On general release from Friday

Of Horses And Men (15)

Rating: * * * *

A strikingly quirky debut by director Benedikt Erlingsson offers a series of vignettes about Icelandic ponies and the ties that bind them to the local horse-riding community. Affectionate, but scenes of death and horse love may not be for the squeamish.

Glasgow Film Theatre, today until 15 June; Dundee Contemporary Arts from 20 June; Belmont, Aberdeen from 27 June

Oculus (15)

Rating: * * *

A sister (Karen Gillan) and brother (Brenton Thwaites) plan to face down a demonic mirror that destroyed their family. Gillan invests her character with energy but the film struggles to generate enough shocks and twists to sustain its length.

On general release

In Bloom (15)

Rating: * * *

Drama set in the former Soviet republic of Georgia during the 1992 civil war, where two 14-year-old girls find their friendship tested when one of them is propelled into marriage. The two nonprofessional actresses shine.

Filmhouse, Edinburgh, Friday until 15 June

Looking For Light (15)

Rating: * * *

Jane Bown is one of the great press photographers, famous for capturing frank images of subjects ranging from Samuel Beckett to Margaret Thatcher. Unfortunately Bown herself is not terribly revealing.

Fimhouse, Edinburgh, tomorrow until Wednesday

When I Saw You (12A)

Rating: * * *

An 11-year-old Jordanian gets separated from his family during the 1967 Arab-Israeli war and ends up in a secret military camp for Palestinian guerrillas. An earnest piece of social realism from a child’s point of view.

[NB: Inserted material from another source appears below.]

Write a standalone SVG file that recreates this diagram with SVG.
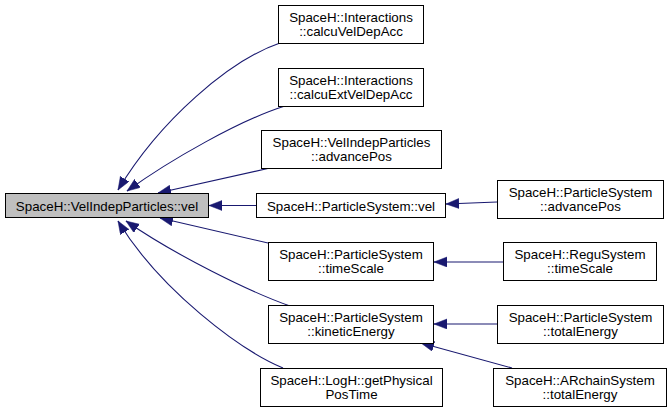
<svg xmlns="http://www.w3.org/2000/svg" width="671" height="412" viewBox="0 0 671 412">
<style>
.node rect{fill:#ffffff;stroke:#000000;stroke-width:1}
.node.main rect{fill:#bfbfbf}
.node text{font-family:"Liberation Sans",Arial,Helvetica,sans-serif;font-size:13.33px;fill:#000000;text-anchor:middle}
.edges path{fill:none;stroke:#191970;stroke-width:1.1;marker-end:url(#arrow)}
</style>
<defs>
<marker id="arrow" markerUnits="userSpaceOnUse" markerWidth="15" markerHeight="11" refX="13" refY="5" orient="auto">
<path d="M0,0 L13,5 L0,10 z" fill="#191970" stroke="#191970" stroke-width="0.5"/>
</marker>
</defs>
<rect width="671" height="412" fill="#ffffff"/>
<g id="edges" class="edges">
<path d="M280,43 C230,60 160,120 118,190"/>
<path d="M285,106 C240,120 170,160 127,191"/>
<path d="M270,168 L158,193"/>
<path d="M257,205.5 L209,205.5"/>
<path d="M268,243 L160,218"/>
<path d="M290,306 C250,292 175,255 126,221"/>
<path d="M283,368 C240,350 160,290 118,221"/>
<path d="M497,202 L446,204"/>
<path d="M503,262 L434,262"/>
<path d="M497,324 L434,324"/>
<path d="M512,368 L421,343"/>
</g>
<g id="node-main" class="node main">
<rect x="5.5" y="193.5" width="203" height="24"/>
<text x="107" y="210.5">SpaceH::VelIndepParticles::vel</text>
</g>
<g id="node-calcuVelDepAcc" class="node">
<rect x="278.5" y="5.5" width="145" height="38"/>
<text x="351" y="22">SpaceH::Interactions</text>
<text x="351" y="35.5">::calcuVelDepAcc</text>
</g>
<g id="node-calcuExtVelDepAcc" class="node">
<rect x="278.5" y="68.5" width="145" height="38"/>
<text x="351" y="85">SpaceH::Interactions</text>
<text x="351" y="98.5">::calcuExtVelDepAcc</text>
</g>
<g id="node-vip-advancePos" class="node">
<rect x="261.5" y="130.5" width="180" height="38"/>
<text x="351.5" y="147">SpaceH::VelIndepParticles</text>
<text x="351.5" y="160.5">::advancePos</text>
</g>
<g id="node-ps-vel" class="node">
<rect x="256.5" y="193.5" width="189" height="24"/>
<text x="351" y="210.5">SpaceH::ParticleSystem::vel</text>
</g>
<g id="node-ps-timeScale" class="node">
<rect x="268.5" y="242.5" width="165" height="38"/>
<text x="351" y="259">SpaceH::ParticleSystem</text>
<text x="351" y="272.5">::timeScale</text>
</g>
<g id="node-ps-kineticEnergy" class="node">
<rect x="268.5" y="305.5" width="165" height="38"/>
<text x="351" y="322">SpaceH::ParticleSystem</text>
<text x="351" y="335.5">::kineticEnergy</text>
</g>
<g id="node-logh" class="node">
<rect x="260.5" y="368.5" width="182" height="38"/>
<text x="351.5" y="385">SpaceH::LogH::getPhysical</text>
<text x="351.5" y="398.5">PosTime</text>
</g>
<g id="node-ps-advancePos" class="node">
<rect x="497.5" y="180.5" width="166" height="38"/>
<text x="580.5" y="197">SpaceH::ParticleSystem</text>
<text x="580.5" y="210.5">::advancePos</text>
</g>
<g id="node-regu-timeScale" class="node">
<rect x="503.5" y="242.5" width="153" height="38"/>
<text x="580" y="259">SpaceH::ReguSystem</text>
<text x="580" y="272.5">::timeScale</text>
</g>
<g id="node-ps-totalEnergy" class="node">
<rect x="497.5" y="305.5" width="166" height="38"/>
<text x="580.5" y="322">SpaceH::ParticleSystem</text>
<text x="580.5" y="335.5">::totalEnergy</text>
</g>
<g id="node-archain-totalEnergy" class="node">
<rect x="493.5" y="368.5" width="173" height="38"/>
<text x="580" y="385">SpaceH::ARchainSystem</text>
<text x="580" y="398.5">::totalEnergy</text>
</g>
</svg>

Glasgow Film Theatre, tomorrow until Wednesday

Devil’s Knot (15)

Rating: * * *

Colin Firth stars in this dramatisation of the West Memphis Three trial. Reese Witherspoon is the mother of one of the murdered boys, who comes to believe the wrong people have been imprisoned. Director Atom Egoyan fails to offer much fresh insight in this well-intentioned but oddly uninvolving film.